# Strings are Strange
We will explore
* what it means for strings to be the "same",
* some optimisation things,
* immutability,

and conclude that none of it really matters, mostly.

The idea is to motivate why languages might choose to handle string differently.

## Sameness

In [None]:
#Warm-up
print(f"Does 1 == 2? {1 == 2}")

In [None]:
x = "Hello"
y = "Hello"

print(f"(x == y) == {x == y}")
print(f"(x is y) == {x is y}")

In [None]:
print(f"id(x) == {id(x) % 10000}")
print(f"id(y) == {id(y) % 10000}")

Does anything here stike you as a bit odd?

In [None]:
# Compile time optimisation (peep-hole/AST)
x = "Hello"
y = "Hell" + "o"

print(f"(x == y) == {x == y}")
print(f"(x is y) == {x is y}")

In [None]:
# Runtime equivalance?
x = "Hello"
y = "Hell"
y = y + "o"

print(f"(x == y) == {x == y}")
print(f"(x is y) == {x is y}")

**Source code** --> (Compiler) --> **bytecode** --> (Interpreter) --> **runtime**

In [None]:
# Look at the bytecode
import dis

def some_code():
    x = "Hello"
    y = "Hell" 
    y = y + "o"

dis.dis(some_code)

## String Interning

In [None]:
# Explicit interning
import sys

x = "Hello"
y = "Hell"
y = y + "o"

y = sys.intern(y)   # <---- the new bit

print(f"(x == y) == {x == y}")
print(f"(x is y) == {x is y}")

### String Pools
A lookup table, so strings can be compared simply by number.
|string  |reference|
|--------|---------|
|"Hello" |39       |
|"World" |74       |
|"Cheese"|15       |
|"Cake"  |52       |

### Conditions for implicit interning

In [None]:
# Back to basics
x = "Hello"
y = "Hello"

print(f"(x == y) == {x == y}")
print(f"(x is y) == {x is y}")

In [None]:
# Added some special chars (',', ' ', & '!')
x = "Hello, World!"
y = "Hello, World!"

print(f"(x == y) == {x == y}")
print(f"(x is y) == {x is y}")

In [None]:
# Stop implicit interning with long strings
x = "0123456789"*409
y = "0123456789"*409

print(f"(x == y) == {x == y}")
print(f"(x is y) == {x is y}")

*This is fabulous, but, so what?*

### Performance implications

In [None]:
import sys
import time

x = "The quick brown fox jumps over the lazy programmer. "*400
y = "The quick brown fox jumps over the lazy programmer. "*400

x = sys.intern(x)
y = sys.intern(y)

start = time.perf_counter()

for _ in range(1000000):
    x == y

time.perf_counter() - start

# String Immutability
Immutable == unalterable

In [None]:
x = "Hello, world!"
y = x

x = "Cake"

y

In [None]:
# Mutate at index?
x = "Hello, world!"
x[0] = "h"
x

In [None]:
# Concatenate?
x = "Hello, World!"
print(f"Before: id == {id(x) % 10000}")

x += " ...?"
print(f" After: id == {id(x) % 10000}")

In [None]:
# CPython optimises if buffer big enough and no other references
print(f"Before: id == {id(x) % 10000}")

x += " ...!"
print(f" After: id == {id(x) % 10000}")

What if we run the above block repeatedly?

# Conclusions

* String literals are immutable, ***mostly***.
  - e.g. concatenation in an ample buffer

* Constant string expressions ***might*** be optimised at compile-time.

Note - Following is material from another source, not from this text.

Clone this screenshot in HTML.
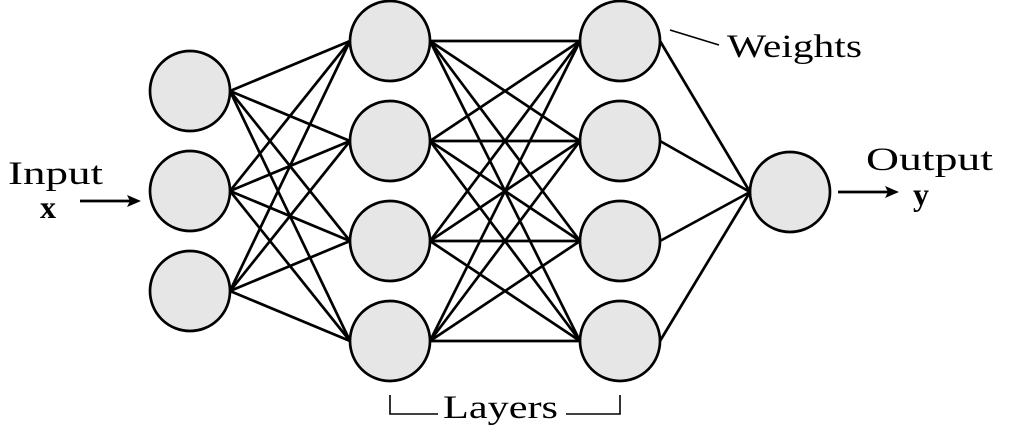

* String literals are interned at compile-time, ***sometimes***.
  - e.g. < 4096 characters, and no special characters

* You can explicitly **intern** strings with `sys.intern()` to make comparisons super fast, 
  - **but** it might become slow and/or memory hungry.

* None of this really matters, 
  - **except** for when it does.

### When does all this matter?

When you need:
* The best speed possible.
* Consistency of behaviour.
* To run on hardware with constrained resources.